Given problem
Copy out each line of the data that holds the word "React".

Collected data
=-=-=-=-=

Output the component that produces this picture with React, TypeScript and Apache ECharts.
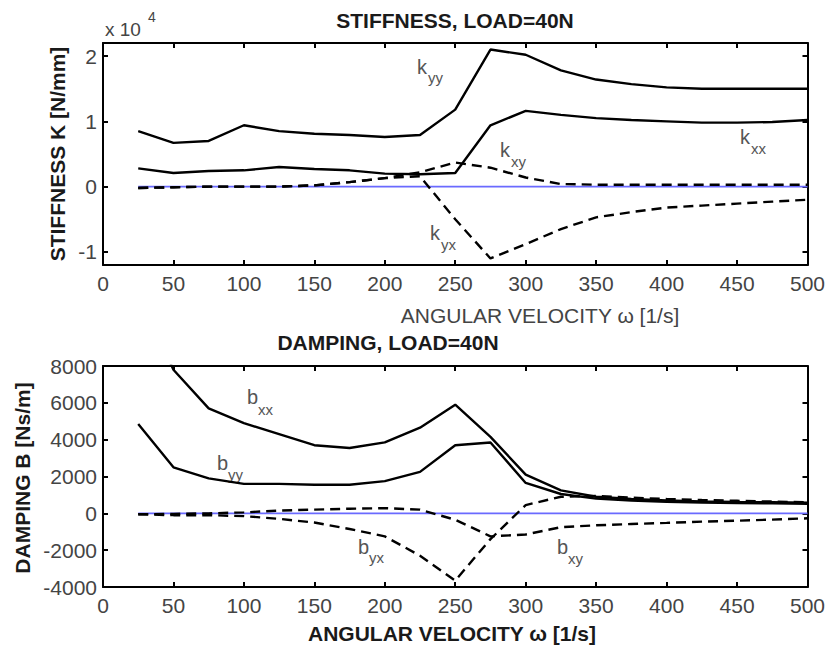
import React, { useEffect, useRef } from "react";
import * as echarts from "echarts";

// angular velocity ω [1/s]
const omega = [25, 50, 75, 100, 125, 150, 175, 200, 225, 250, 275, 300, 325, 350, 375, 400, 425, 450, 475, 500];

// stiffness K [N/mm]
const kyy = [8500, 6700, 7000, 9400, 8500, 8100, 7900, 7600, 7900, 11800, 21000, 20200, 17800, 16400, 15700, 15200, 15000, 15000, 15000, 15000];
const kxx = [2800, 2100, 2400, 2500, 3000, 2700, 2500, 2000, 1900, 2100, 9400, 11600, 11000, 10500, 10200, 10000, 9800, 9800, 9900, 10200];
const kxy = [-200, -100, 0, 0, 0, 200, 700, 1300, 2200, 3700, 2900, 1400, 400, 300, 300, 300, 300, 300, 300, 300];
const kyx = [-200, -100, 0, 0, 0, 200, 700, 1300, 1600, -5000, -11000, -8800, -6500, -4700, -3900, -3200, -2900, -2600, -2300, -2000];

// damping B [Ns/m]
const bxx = [12000, 7800, 5700, 4900, 4300, 3700, 3550, 3850, 4650, 5900, 4150, 2100, 1250, 900, 780, 700, 650, 620, 600, 580];
const byy = [4850, 2500, 1900, 1600, 1600, 1550, 1550, 1750, 2250, 3700, 3850, 1650, 1050, 800, 700, 620, 580, 560, 540, 520];
const byx = [-50, -100, -100, -150, -300, -500, -850, -1250, -2300, -3650, -1400, 450, 900, 950, 850, 780, 720, 680, 640, 600];
const bxy = [-50, -30, 0, 50, 150, 200, 250, 280, 200, -350, -1250, -1150, -750, -650, -580, -520, -450, -400, -340, -270];

const zeroLine = omega.map(() => 0);

const kTicks = [-10000, 0, 10000, 20000];

const FONT = "Liberation Sans, Arial, Helvetica, sans-serif";
const LABEL_COLOR = "#444";

const pairs = (ys: number[]) => omega.map((x, i) => [x, ys[i]]);

export default function App() {
  const ref = useRef<HTMLDivElement>(null);

  useEffect(() => {
    const chart = echarts.init(ref.current!, null, { renderer: "svg" });

    const axisLine = { show: true, onZero: false, lineStyle: { color: "#000", width: 2 } };
    const tick = { show: true, inside: true, length: 5, lineStyle: { color: "#000", width: 2 } };
    const lbl = { color: LABEL_COLOR, fontSize: 21, fontFamily: FONT };

    const xAx = (grid: number, pos: string, showLabel: boolean) => ({
      type: "value",
      gridIndex: grid,
      position: pos,
      min: 0,
      max: 500,
      interval: 50,
      axisLine,
      axisTick: tick,
      axisLabel: { ...lbl, show: showLabel, margin: 8, formatter: (v: number) => String(v) },
      splitLine: { show: false },
    });

    const yTop = (pos: string, showLabel: boolean) => ({
      type: "value",
      gridIndex: 0,
      position: pos,
      min: -12000,
      max: 22000,
      axisLine,
      axisTick: { ...tick, customValues: kTicks },
      axisLabel: {
        ...lbl,
        show: showLabel,
        margin: 6,
        customValues: kTicks,
        formatter: (v: number) => String(Math.round(v / 10000)),
      },
      splitLine: { show: false },
    });

    const yBot = (pos: string, showLabel: boolean) => ({
      type: "value",
      gridIndex: 1,
      position: pos,
      min: -4000,
      max: 8000,
      interval: 2000,
      axisLine,
      axisTick: tick,
      axisLabel: { ...lbl, show: showLabel, margin: 6, formatter: (v: number) => String(v) },
      splitLine: { show: false },
    });

    const line = (name: string, ys: number[], xi: number, yi: number, dashed: boolean, z = 3) => ({
      name,
      type: "line",
      xAxisIndex: xi,
      yAxisIndex: yi,
      data: pairs(ys),
      symbol: "none",
      clip: true,
      z,
      lineStyle: { color: "#000", width: 2.4, type: dashed ? [10, 6] : "solid" },
    });

    const blue = (xi: number, yi: number) => ({
      name: "zero",
      type: "line",
      xAxisIndex: xi,
      yAxisIndex: yi,
      data: pairs(zeroLine),
      symbol: "none",
      z: 2,
      lineStyle: { color: "#6a6aff", width: 1.6 },
    });

    const txt = (x: number, y: number, text: string, opts: any = {}) => ({
      type: "text",
      x,
      y,
      rotation: opts.rotation || 0,
      style: {
        text,
        fill: opts.fill || LABEL_COLOR,
        font: `${opts.bold ? "bold " : ""}${opts.size || 21}px ${FONT}`,
        textAlign: opts.align || "left",
        textVerticalAlign: "middle",
      },
    });

    const seriesLabel = (x: number, y: number, main: string, sub: string, sx: number, sy: number) => [
      txt(x, y, main, { size: 20, fill: "#555" }),
      txt(sx, sy, sub, { size: 15, fill: "#555" }),
    ];

    const option: any = {
      animation: false,
      backgroundColor: "#fff",
      grid: [
        { left: 103, top: 43, width: 709, height: 222 },
        { left: 103, top: 366, width: 709, height: 221 },
      ],
      xAxis: [xAx(0, "bottom", true), xAx(0, "top", false), xAx(1, "bottom", true), xAx(1, "top", false)],
      yAxis: [yTop("left", true), yTop("right", false), yBot("left", true), yBot("right", false)],
      series: [
        blue(0, 0),
        line("kyy", kyy, 0, 0, false),
        line("kxx", kxx, 0, 0, false),
        line("kxy", kxy, 0, 0, true),
        line("kyx", kyx, 0, 0, true),
        blue(2, 2),
        line("bxx", bxx, 2, 2, false),
        line("byy", byy, 2, 2, false),
        line("byx", byx, 2, 2, true),
        line("bxy", bxy, 2, 2, true),
      ],
      graphic: [
        txt(455, 20, "STIFFNESS, LOAD=40N", { bold: true, fill: "#1a1a1a", align: "center" }),
        txt(105, 29, "x 10", { size: 19 }),
        txt(148, 17, "4", { size: 14 }),
        txt(57, 154, "STIFFNESS K [N/mm]", { bold: true, fill: "#1a1a1a", align: "center", rotation: Math.PI / 2 }),
        txt(540, 315, "ANGULAR VELOCITY ω [1/s]", { align: "center" }),
        txt(388, 342, "DAMPING, LOAD=40N", { bold: true, fill: "#1a1a1a", align: "center" }),
        txt(22, 478, "DAMPING B [Ns/m]", { bold: true, fill: "#1a1a1a", align: "center", rotation: Math.PI / 2 }),
        txt(452, 633, "ANGULAR VELOCITY ω [1/s]", { bold: true, fill: "#1a1a1a", align: "center" }),
        ...seriesLabel(417, 67, "k", "yy", 428, 77),
        ...seriesLabel(740, 137, "k", "xx", 751, 148),
        ...seriesLabel(500, 150, "k", "xy", 511, 161),
        ...seriesLabel(430, 233, "k", "yx", 441, 244),
        ...seriesLabel(247, 397, "b", "xx", 258, 409),
        ...seriesLabel(217, 463, "b", "yy", 228, 474),
        ...seriesLabel(358, 547, "b", "yx", 369, 557),
        ...seriesLabel(557, 547, "b", "xy", 568, 558),
      ],
    };

    chart.setOption(option);
    return () => chart.dispose();
  }, []);

  return <div ref={ref} style={{ position: "fixed", left: 0, top: 0, width: 828, height: 650 }} />;
}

=-=-=-=-=

Completed task
Output the component that produces this picture with React, TypeScript and Apache ECharts.
import React, { useEffect, useRef } from "react";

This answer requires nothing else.